(Data listing)
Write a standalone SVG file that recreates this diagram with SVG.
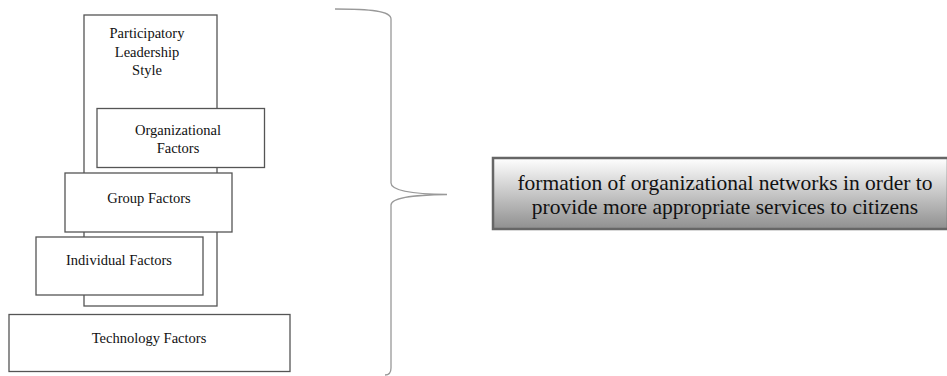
<svg xmlns="http://www.w3.org/2000/svg" width="947" height="376" viewBox="0 0 947 376">
<style>
.box{fill:#fff;stroke:#555;stroke-width:1.3}
.t{font-family:'Liberation Serif','Times New Roman',serif;font-size:14.5px;fill:#111;text-anchor:middle}
.big{font-family:'Liberation Serif','Times New Roman',serif;font-size:21.5px;fill:#111;text-anchor:middle}
</style>
<defs>
<linearGradient id="g" x1="0" y1="0" x2="0" y2="1">
<stop offset="0" stop-color="#ffffff"/>
<stop offset="1" stop-color="#8f8f8f"/>
</linearGradient>
</defs>
<rect width="947" height="376" fill="#fff"/>
<g id="participatory">
<rect class="box" x="84" y="15" width="133" height="291"/>
<text class="t" x="147" y="38">Participatory</text>
<text class="t" x="147" y="57">Leadership</text>
<text class="t" x="147" y="75">Style</text>
</g>
<g id="organizational">
<rect class="box" x="97" y="108.5" width="167.5" height="59"/>
<text class="t" x="178" y="135">Organizational</text>
<text class="t" x="178" y="153">Factors</text>
</g>
<g id="group">
<rect class="box" x="65" y="173" width="167" height="59"/>
<text class="t" x="149" y="203">Group Factors</text>
</g>
<g id="individual">
<rect class="box" x="36" y="237" width="167" height="58"/>
<text class="t" x="119" y="265">Individual Factors</text>
</g>
<g id="technology">
<rect class="box" x="9" y="314.5" width="281" height="57"/>
<text class="t" x="149" y="343">Technology Factors</text>
</g>
<g id="connectors">
<path d="M335,9 C370,9 391,11 391,19 L391,183 C391,190 410,194 447,194.5 C410,195 391,198 391,205 L391,368 C391,373 389,375 385,375" fill="none" stroke="#999" stroke-width="1.3"/>
</g>
<g id="outcome">
<rect x="493" y="158" width="455" height="71" fill="url(#g)" stroke="#666" stroke-width="2.5"/>
<text class="big" x="725" y="190">formation of organizational networks in order to</text>
<text class="big" x="725" y="214">provide more appropriate services to citizens</text>
</g>
</svg>
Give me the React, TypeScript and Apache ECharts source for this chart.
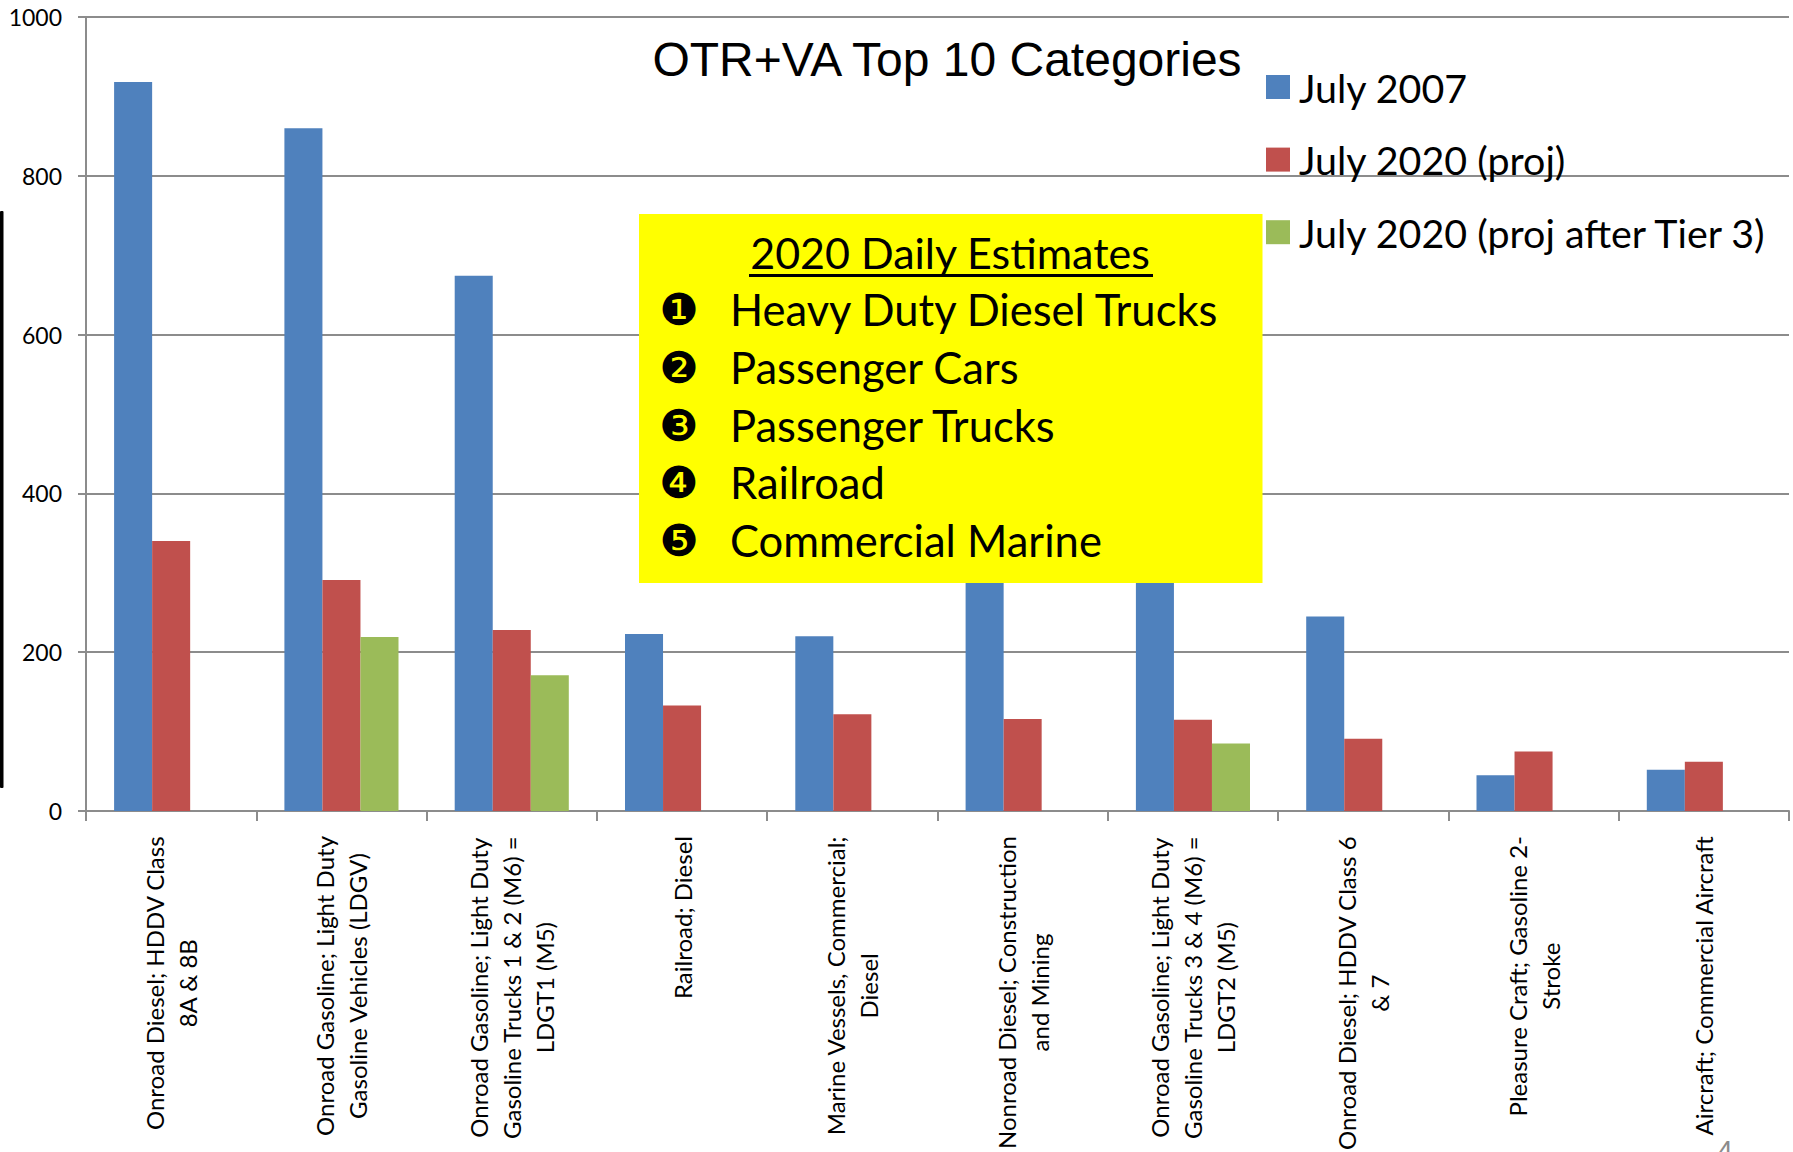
import React, { useEffect, useRef } from "react";
import * as echarts from "echarts";

const categories = [
  "Onroad Diesel; HDDV Class\n8A & 8B",
  "Onroad Gasoline; Light Duty\nGasoline Vehicles (LDGV)",
  "Onroad Gasoline; Light Duty\nGasoline Trucks 1 & 2 (M6) =\nLDGT1 (M5)",
  "Railroad; Diesel",
  "Marine Vessels, Commercial;\nDiesel",
  "Nonroad Diesel; Construction\nand Mining",
  "Onroad Gasoline; Light Duty\nGasoline Trucks 3 & 4 (M6) =\nLDGT2 (M5)",
  "Onroad Diesel; HDDV Class 6\n& 7",
  "Pleasure Craft; Gasoline 2-\nStroke",
  "Aircraft; Commercial Aircraft",
];
const july2007 = [918, 860, 674, 223, 220, 320, 340, 245, 45, 52];
const july2020 = [340, 291, 228, 133, 122, 116, 115, 91, 75, 62];
const july2020Tier3 = [null, 219, 171, null, null, null, 85, null, null, null];
const seriesNames = ["July 2007", "July 2020 (proj)", "July 2020 (proj after Tier 3)"];
const boxTitle = "2020 Daily Estimates";
const boxItems = ["Heavy Duty Diesel Trucks", "Passenger Cars", "Passenger Trucks", "Railroad", "Commercial Marine"];
const boxBullets = ["❶", "❷", "❸", "❹", "❺"];
const boxItemY = [309, 367, 425, 482, 540];

const FONT = "Lato, 'Noto Sans', sans-serif";
const AXIS = "#8c8c8c";

export default function App() {
  const ref = useRef<HTMLDivElement>(null);
  useEffect(() => {
    const chart = echarts.init(ref.current!, null, { renderer: "svg" });
    const graphic: any[] = [
      { type: "rect", z: 100, shape: { x: 0, y: 211, width: 3.5, height: 577, r: 1 }, style: { fill: "#000" } },
      { type: "rect", z: 100, shape: { x: 639, y: 214, width: 623.5, height: 369 }, style: { fill: "#ffff00" } },
      { type: "text", z: 101, x: 950, y: 252, style: { text: boxTitle, fill: "#000", font: `43px ${FONT}`, align: "center", verticalAlign: "middle" } },
      { type: "rect", z: 101, shape: { x: 749, y: 274, width: 404, height: 3 }, style: { fill: "#000" } },
      { type: "text", z: 101, x: 947, y: 59, style: { text: "OTR+VA Top 10 Categories", fill: "#000", font: "48px 'Liberation Sans', Arial, sans-serif", align: "center", verticalAlign: "middle" } },
      { type: "text", z: 101, x: 1725, y: 1136, style: { text: "4", fill: "#8b8b8b", font: "28px 'Liberation Sans', Arial, sans-serif", align: "center", verticalAlign: "top" } },
    ];
    boxItems.forEach((t, i) => {
      graphic.push({ type: "text", z: 101, x: 679, y: boxItemY[i], style: { text: boxBullets[i], fill: "#000", font: "44px 'DejaVu Sans', sans-serif", align: "center", verticalAlign: "middle" } });
      graphic.push({ type: "text", z: 101, x: 730, y: boxItemY[i], style: { text: t, fill: "#000", font: `43.5px ${FONT}`, align: "left", verticalAlign: "middle" } });
    });
    const colors = ["#4f81bd", "#c0504d", "#9bbb59"];
    chart.setOption({
      animation: false,
      backgroundColor: "#fff",
      grid: { left: 86, right: 4, top: 17, height: 794, containLabel: false, outerBoundsMode: "none" },
      legend: {
        orient: "vertical", left: 1266, top: 65.5, itemWidth: 24, itemHeight: 24, itemGap: 29.6, icon: "rect",
        data: seriesNames, selectedMode: false, padding: 0,
        textStyle: { fontFamily: FONT, fontSize: 39.4, lineHeight: 40, color: "#000", padding: [0, 0, 3, 4] },
      },
      xAxis: {
        type: "category",
        data: categories,
        axisLine: { lineStyle: { color: AXIS, width: 2 } },
        axisTick: { show: true, length: 10, alignWithLabel: false, lineStyle: { color: AXIS, width: 2 } },
        axisLabel: {
          interval: 0, rotate: 90, margin: 25, color: "#000",
          formatter: (v: string) => v.split("\n").map((l) => `{c|${l}}`).join("\n"),
          rich: { c: { align: "center", fontFamily: FONT, fontSize: 24, lineHeight: 33, color: "#000" } },
        },
      },
      yAxis: {
        type: "value", min: 0, max: 1000, interval: 200,
        axisLine: { show: true, lineStyle: { color: AXIS, width: 2 } },
        axisTick: { show: true, length: 8, lineStyle: { color: AXIS, width: 2 } },
        splitLine: { show: true, lineStyle: { color: AXIS, width: 2 } },
        axisLabel: { margin: 24, color: "#000", fontFamily: FONT, fontSize: 23, formatter: (v: number) => String(v) },
      },
      series: [july2007, july2020, july2020Tier3].map((d, i) => ({
        type: "bar", name: seriesNames[i], data: d, barGap: 0, barCategoryGap: "33%",
        itemStyle: { color: colors[i] },
      })),
      graphic,
    });
    return () => chart.dispose();
  }, []);
  return <div ref={ref} style={{ position: "fixed", left: 0, top: 0, width: 1793, height: 1152 }} />;
}
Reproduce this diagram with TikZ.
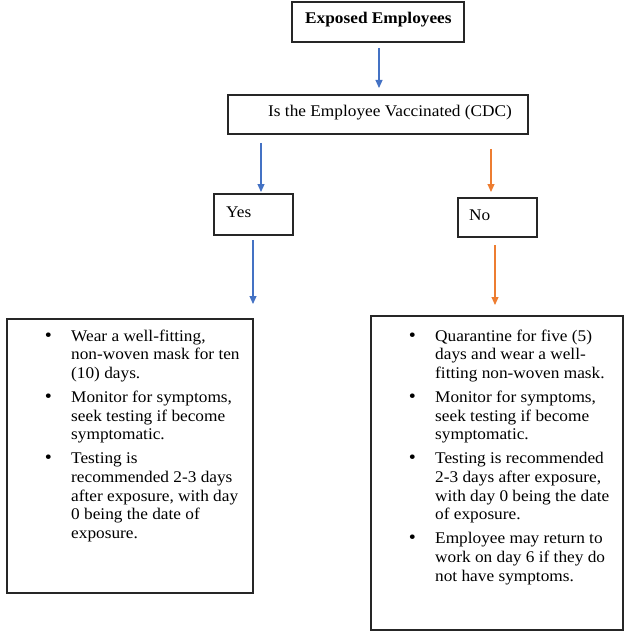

WHAT IS REQUIRED:
Pull out and copy each line containing the string "this".

TASK OUTPUT:
Write a standalone SVG file that recreates this diagram with SVG.
Give me the React, TypeScript and Apache ECharts source for this chart.
Reproduce this diagram with TikZ.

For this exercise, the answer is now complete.